When starting your talks, you note that the way the discussion about gun violence takes place matters. What do you mean by that?

When we talk about gun violence, we talk about who the people are that are victims. More often than not, our conversations center on who the shooter was, what they were doing in their life and how come we didn’t catch all of the warning signs that this was going to happen? As we see with some of the activists coming out of Parkland, the March for Our Lives activists, this is not the way that gun violence tends to take place. So when we start zooming into that idea of the crazy school shooter, we end up reinforcing ideas that we should be surveilling bodies; restrict movement. It comes back to that “See something, say something” thing about mental illness. The way that our education system and our social systems work now, people of color are much more likely to be read as disabled, distressed, or having an emotional breakdown. What this means is that anytime we put in place policies to surveil or punish those people who are acting abnormal, it exponentially affects people of color much more. But the reality is that people of color and disabled people are much more likely to be victims of gun violence than they are to be perpetrators of it.

“Writing National Tragedies” examines a concept of national tragedies in the United States, multiethnic literature, legal documents, and other cultural artifacts from World War II to the present. What are you trying to do with your dissertation on this topic?

I’m trying to figure out why some events get more attention than others, particularly traumatic events. That ends up being a conversation about whose trauma ends up mattering more. For me, this is a conversation of how that trauma is discussed, whether it’s in the media, political, social coverage, popular culture, or even legislation. All of this brings us back to what we signal is the ideal imagined American. I’m certainly not the first to point out that person tends to be a white, cisgender, heterosexual male who’s able-bodied and financially stable. In my dissertation, I focus specifically on those identity categories of race and disability, how we signal through pop culture, what we write, who we valorize is that ideal person and how all of these coverage of traumatic events can be used by activists and scholars to kind of push for alternative histories and coverage.

You are living in the state where Sandy Hook occurred. Has that energized you a bit more on this project?

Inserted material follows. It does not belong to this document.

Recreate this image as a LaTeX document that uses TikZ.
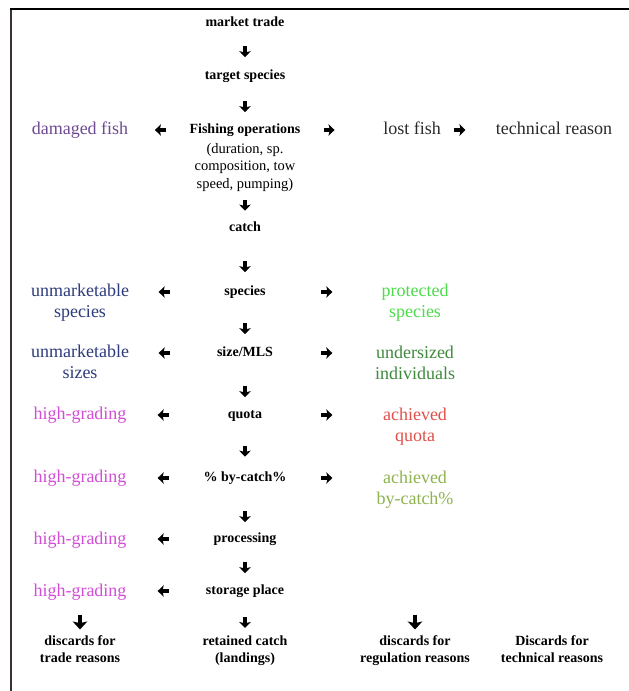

I’m from Massachusetts, right over the border. I think being close by, having conversations with my students who either were nearby or had family members who were working at hospitals that helped, it’s been eye-opening. It has motivated me more to want to research this and help out.

What is it that people should know about this issue that would signal what you’re doing is having some sort of impact out in the world?

I would say look to the youth activists. They are the ones directly affected and they’re the ones whose voices we should be listening to. I’m not just speaking about Parkland activists. I’m speaking about young adults like [March for Our Lives activists] Naomi Wadler or Edna Lizbeth Chavez who are fighting for recognition of the violence that affects multiple communities, not just white suburban areas. They’re doing some excellent work, and if my archive can help get that conversation out there, then I’m happy to do so.